The end of the episode seemed to give us a big reveal after Felicity managed to trace the allow in one of Prometheus’ ninja stars back to the used arrows Oliver has left at crime scenes for the past four years. The town drunk, Quentin Lance wakes up from his wasted slumber to discover a cut in his arm in the shape of Prometheus’ ninja stars, yet the star doesn’t have a single drop of blood on it. Are we supposed to now think Quentin is Prometheus? If so, just what exactly is in that whiskey? It just doesn’t seem plausible and feels like a major misdirect to me but let’s run through the list of possible evidence. Considering the ninja stars are made from Oliver’s arrows left at crime scenes, the killer would need access to the evidence lockup at SCPD, check. Does Quentin have the proper motivation to want Oliver dead? Absolutely. Along with the plenty of hints dropped in this episode pointing to Quentin’s absence from work that sync up with Prometheus’ crimes, plus showing up to work late after looking like he had a long night – after the same night we know Prometheus was on the streets it would suggest that he is indeed Prometheus. But it all seems too obvious which has me thinking this is one giant red herring. Also, for Quentin to be Prometheus, he would have had to underwent some serious training with the League of Assassins. Even with Laurels two years she spent training and fighting crime, she was never as skilled as Prometheus. Green Arrow also shot Prometheus in the back on the train and Quentin seemed to be fine after he woke up from laying on his back.

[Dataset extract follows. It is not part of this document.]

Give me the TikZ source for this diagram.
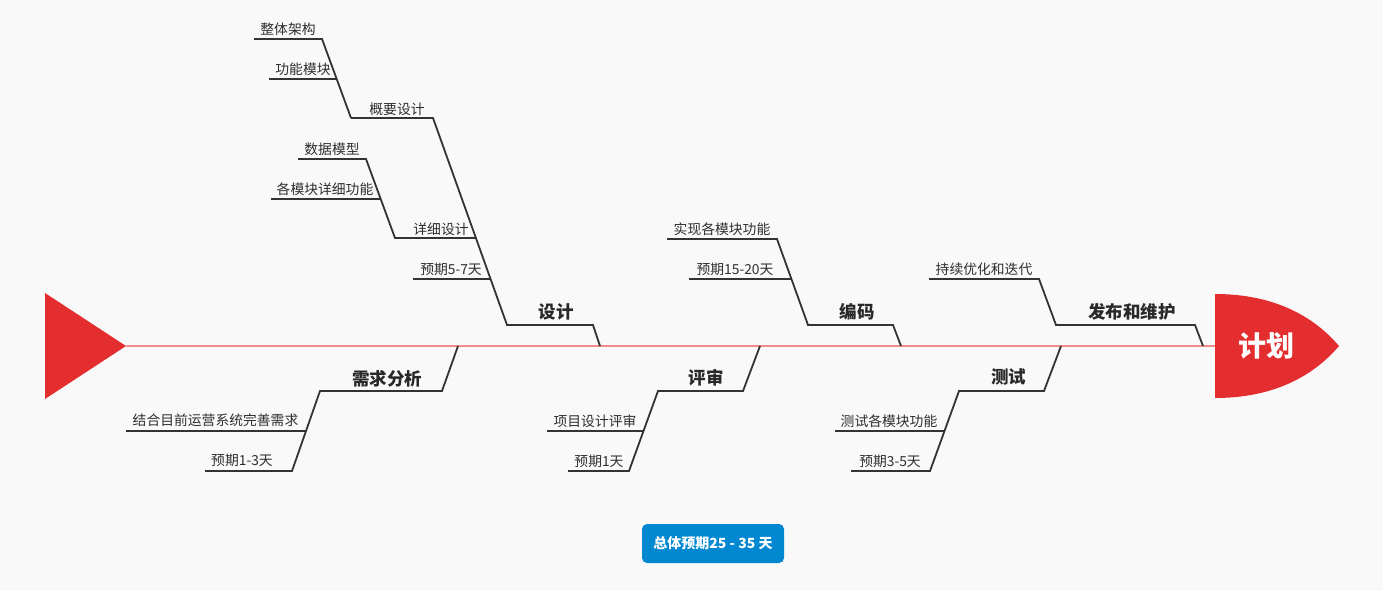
\documentclass[tikz,border=0pt]{standalone}
\usepackage{fontspec}
\setmainfont{Noto Sans CJK SC}
\usepackage{tikz}
\usetikzlibrary{calc}

\definecolor{fishred}{HTML}{E32D2F}
\definecolor{spinered}{HTML}{EF8B8B}
\definecolor{bonegray}{HTML}{333333}
\definecolor{paper}{HTML}{F9F9F9}
\definecolor{totalblue}{HTML}{0288D1}

\tikzset{
  bone/.style={draw=bonegray, line width=1.8pt, line join=miter},
  leaf/.style={inner sep=0pt, text=bonegray!90!black, font=\fontsize{13.8}{15}\selectfont},
  cat/.style={inner sep=0pt, text=bonegray!80!black, font=\fontsize{17.5}{19}\selectfont\bfseries},
}

\begin{document}
\begin{tikzpicture}[x=1pt,y=-1pt]
      \fill [paper] (0,0) rectangle (1383,591);
      \useasboundingbox (0,0) rectangle (1383,591);

      % spine, tail and head
      \coordinate (tailtip) at (126,346);
      \coordinate (headleft) at (1215,346);
      \draw [spinered, line width=1.8pt] (tailtip) -- (headleft);
      \fill [fishred] (45,293) -- (tailtip) -- (45,399) -- cycle;
      \fill [fishred] (1215,294) .. controls (1268,294) and (1310,312) .. (1339,346)
                      .. controls (1310,380) and (1268,398) .. (1215,398) -- cycle;
      \node [text=white, inner sep=0pt, font=\fontsize{28}{30}\selectfont\bfseries] (plan) at (1266,346) {计划};

      % 设计
      \coordinate (sj0) at (600,346);
      \coordinate (sj1) at (593,325);
      \coordinate (sj2) at (507,325);
      \coordinate (sj3) at (433,118);
      \coordinate (sj4) at (351,118);
      \draw [bone] (sj0) -- (sj1) -- (sj2) -- (sj3) -- (sj4);
      \node [cat] (design) at (556,312) {设计};
      \node [leaf] (outline) at (397,109) {概要设计};
      \coordinate (gy1) at (322,39);
      \coordinate (gy2) at (254,39);
      \draw [bone] (sj4) -- (gy1) -- (gy2);
      \node [leaf] (arch) at (288,29) {整体架构};
      \coordinate (gm1) at (337,79);
      \coordinate (gm2) at (269,79);
      \draw [bone] (gm1) -- (gm2);
      \node [leaf] (modules) at (303,69) {功能模块};
      \coordinate (xx0) at (476,238);
      \coordinate (xx1) at (395,238);
      \coordinate (xx2) at (366,159);
      \coordinate (xx3) at (298,159);
      \draw [bone] (xx0) -- (xx1) -- (xx2) -- (xx3);
      \node [leaf] (detail) at (441,229) {详细设计};
      \node [leaf] (datamodel) at (332,149) {数据模型};
      \coordinate (xm1) at (380,199);
      \coordinate (xm2) at (271,199);
      \draw [bone] (xm1) -- (xm2);
      \node [leaf] (funcs) at (325,189) {各模块详细功能};
      \coordinate (sd1) at (490,279);
      \coordinate (sd2) at (413,279);
      \draw [bone] (sd1) -- (sd2);
      \node [leaf] (sjdays) at (451,269) {预期5-7天};

      % 编码
      \coordinate (bm0) at (901,346);
      \coordinate (bm1) at (893,325);
      \coordinate (bm2) at (808,325);
      \coordinate (bm3) at (777,239);
      \coordinate (bm4) at (667,239);
      \draw [bone] (bm0) -- (bm1) -- (bm2) -- (bm3) -- (bm4);
      \node [cat] (coding) at (857,312) {编码};
      \node [leaf] (implement) at (722,229) {实现各模块功能};
      \coordinate (bd1) at (791,279);
      \coordinate (bd2) at (689,279);
      \draw [bone] (bd1) -- (bd2);
      \node [leaf] (bmdays) at (735,269) {预期15-20天};

      % 发布和维护
      \coordinate (fb0) at (1203,346);
      \coordinate (fb1) at (1195,325);
      \coordinate (fb2) at (1056,325);
      \coordinate (fb3) at (1039,279);
      \coordinate (fb4) at (929,279);
      \draw [bone] (fb0) -- (fb1) -- (fb2) -- (fb3) -- (fb4);
      \node [cat] (release) at (1132,312) {发布和维护};
      \node [leaf] (iterate) at (984,269) {持续优化和迭代};

      % 需求分析
      \coordinate (xq0) at (458,346);
      \coordinate (xq1) at (442,391);
      \coordinate (xq2) at (320,391);
      \coordinate (xq3) at (292,471);
      \coordinate (xq4) at (205,471);
      \draw [bone] (xq0) -- (xq1) -- (xq2) -- (xq3) -- (xq4);
      \node [cat] (require) at (387,379) {需求分析};
      \coordinate (xm3) at (306,431);
      \coordinate (xm4) at (126,431);
      \draw [bone] (xm3) -- (xm4);
      \node [leaf] (perfect) at (215.5,420) {结合目前运营系统完善需求};
      \node [leaf] (xqdays) at (242,460) {预期1-3天};

      % 评审
      \coordinate (ps0) at (760,346);
      \coordinate (ps1) at (743,391);
      \coordinate (ps2) at (658,391);
      \coordinate (ps3) at (629,471);
      \coordinate (ps4) at (568,471);
      \draw [bone] (ps0) -- (ps1) -- (ps2) -- (ps3) -- (ps4);
      \node [cat] (review) at (706,378) {评审};
      \coordinate (pm1) at (644,431);
      \coordinate (pm2) at (547,431);
      \draw [bone] (pm1) -- (pm2);
      \node [leaf] (designreview) at (595,421) {项目设计评审};
      \node [leaf] (psdays) at (599,461) {预期1天};

      % 测试
      \coordinate (cs0) at (1061,346);
      \coordinate (cs1) at (1044,391);
      \coordinate (cs2) at (959,391);
      \coordinate (cs3) at (930,471);
      \coordinate (cs4) at (851,471);
      \draw [bone] (cs0) -- (cs1) -- (cs2) -- (cs3) -- (cs4);
      \node [cat] (testing) at (1008.5,377) {测试};
      \coordinate (cm1) at (944,431);
      \coordinate (cm2) at (835,431);
      \draw [bone] (cm1) -- (cm2);
      \node [leaf] (testfuncs) at (889,421) {测试各模块功能};
      \node [leaf] (csdays) at (890,461) {预期3-5天};

      % total
      \node [fill=totalblue, rounded corners=5pt, minimum width=142pt, minimum height=39pt,
             text=white, inner sep=0pt, font=\fontsize{14}{16}\selectfont\bfseries] (total) at (713,543.5) {总体预期25 - 35 天};
    \end{tikzpicture}
\end{document}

Overall, I thought this was a horrible episode that failed to spark interest while trying to set up the main arc of the season. Finally, Prometheus, as well as Konstantin Kovar have come into the picture but it all feels half-baked in order to keep dragging things out until we get to episode nine when the series is comfortable delving full into the main arc. This episode also featured an action scene that was total nonsense when panic erupted at a market in Star City. If I wasn’t committed to writing reviews for this season I would probably be done with the show at this point.